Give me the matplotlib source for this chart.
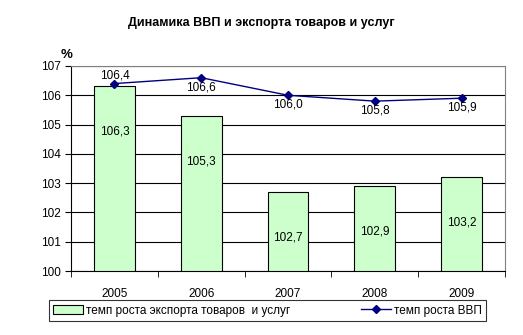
import matplotlib
matplotlib.use('Agg')
from matplotlib import pyplot as plt
import numpy as np

plt.rcParams['font.family'] = ['Liberation Sans', 'DejaVu Sans']

years = ['2005', '2006', '2007', '2008', '2009']
export_growth = [106.3, 105.3, 102.7, 102.9, 103.2]
gdp_growth = [106.4, 106.6, 106.0, 105.8, 105.9]


def fmt(v):
    return f'{v:.1f}'.replace('.', ',')


fig = plt.figure(figsize=(5.23, 3.35), dpi=100)
ax = fig.add_axes([0.1358, 0.191, 0.8298, 0.612])

x = np.arange(len(years))
bars = ax.bar(x, [v - 100 for v in export_growth], bottom=100, width=0.47,
              color='#ccffcc', edgecolor='black', linewidth=0.8, zorder=3,
              label='темп роста экспорта товаров  и услуг')
line, = ax.plot(x, gdp_growth, color='#000080', marker='D', markersize=4.5,
                linewidth=1, zorder=4, label='темп роста ВВП')

# bar values sit inside the bars, line values just off the markers
for xi, v in zip(x, export_growth):
    ax.text(xi, v - 1.55, fmt(v), ha='center', va='center', fontsize=8.5, zorder=5)
for i, (xi, v) in enumerate(zip(x, gdp_growth)):
    if i == 0:
        ax.text(xi, v + 0.28, fmt(v), ha='center', va='center', fontsize=8.5, zorder=5)
    else:
        ax.text(xi, v - 0.33, fmt(v), ha='center', va='center', fontsize=8.5, zorder=5)

ax.set_ylim(100, 107)
ax.set_xlim(-0.5, len(years) - 0.5)
ax.set_yticks(range(100, 108))
ax.yaxis.grid(True, color='black', linewidth=0.8, zorder=0)
ax.set_xticks(x)
ax.set_xticklabels(years)
ax.set_xticks(np.arange(-0.5, len(years)), minor=True)
ax.tick_params(axis='x', which='major', length=0, pad=12, labelsize=8.5)
ax.tick_params(axis='x', which='minor', length=4, direction='out', color='black')
ax.tick_params(axis='y', length=4, direction='out', labelsize=8.5, color='black')

for side in ['top', 'right']:
    ax.spines[side].set_color('#808080')
for side in ['left', 'bottom']:
    ax.spines[side].set_color('black')

fig.text(0.5, 0.93, 'Динамика ВВП и экспорта товаров и услуг',
         ha='center', va='center', fontsize=9, fontweight='bold')
fig.text(0.128, 0.835, '%', ha='center', va='center', fontsize=9.5, fontweight='bold')

leg = fig.legend(handles=[bars, line], loc='center', bbox_to_anchor=(0.512, 0.073),
                 ncol=2, fontsize=8.5, frameon=True, fancybox=False, edgecolor='black',
                 columnspacing=6.0, handlelength=2.5, handletextpad=0.3,
                 borderpad=0.35)
leg.get_frame().set_linewidth(0.8)

fig.savefig('out.png', dpi=100)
☆ ☆ ☆ ☆
## Task to complete
Leave the images out and output the remaining material exactly as it stands.

## Written response
Give me the matplotlib source for this chart.
import matplotlib
matplotlib.use('Agg')
from matplotlib import pyplot as plt
import numpy as np

plt.rcParams['font.family'] = ['Liberation Sans', 'DejaVu Sans']

years = ['2005', '2006', '2007', '2008', '2009']
export_growth = [106.3, 105.3, 102.7, 102.9, 103.2]
gdp_growth = [106.4, 106.6, 106.0, 105.8, 105.9]


def fmt(v):
    return f'{v:.1f}'.replace('.', ',')


fig = plt.figure(figsize=(5.23, 3.35), dpi=100)
ax = fig.add_axes([0.1358, 0.191, 0.8298, 0.612])

x = np.arange(len(years))
bars = ax.bar(x, [v - 100 for v in export_growth], bottom=100, width=0.47,
              color='#ccffcc', edgecolor='black', linewidth=0.8, zorder=3,
              label='темп роста экспорта товаров  и услуг')
line, = ax.plot(x, gdp_growth, color='#000080', marker='D', markersize=4.5,
                linewidth=1, zorder=4, label='темп роста ВВП')

# bar values sit inside the bars, line values just off the markers
for xi, v in zip(x, export_growth):
    ax.text(xi, v - 1.55, fmt(v), ha='center', va='center', fontsize=8.5, zorder=5)
for i, (xi, v) in enumerate(zip(x, gdp_growth)):
    if i == 0:
        ax.text(xi, v + 0.28, fmt(v), ha='center', va='center', fontsize=8.5, zorder=5)
    else:
        ax.text(xi, v - 0.33, fmt(v), ha='center', va='center', fontsize=8.5, zorder=5)

ax.set_ylim(100, 107)
ax.set_xlim(-0.5, len(years) - 0.5)
ax.set_yticks(range(100, 108))
ax.yaxis.grid(True, color='black', linewidth=0.8, zorder=0)
ax.set_xticks(x)
ax.set_xticklabels(years)
ax.set_xticks(np.arange(-0.5, len(years)), minor=True)
ax.tick_params(axis='x', which='major', length=0, pad=12, labelsize=8.5)
ax.tick_params(axis='x', which='minor', length=4, direction='out', color='black')
ax.tick_params(axis='y', length=4, direction='out', labelsize=8.5, color='black')

for side in ['top', 'right']:
    ax.spines[side].set_color('#808080')
for side in ['left', 'bottom']:
    ax.spines[side].set_color('black')

fig.text(0.5, 0.93, 'Динамика ВВП и экспорта товаров и услуг',
         ha='center', va='center', fontsize=9, fontweight='bold')
fig.text(0.128, 0.835, '%', ha='center', va='center', fontsize=9.5, fontweight='bold')

leg = fig.legend(handles=[bars, line], loc='center', bbox_to_anchor=(0.512, 0.073),
                 ncol=2, fontsize=8.5, frameon=True, fancybox=False, edgecolor='black',
                 columnspacing=6.0, handlelength=2.5, handletextpad=0.3,
                 borderpad=0.35)
leg.get_frame().set_linewidth(0.8)

fig.savefig('out.png', dpi=100)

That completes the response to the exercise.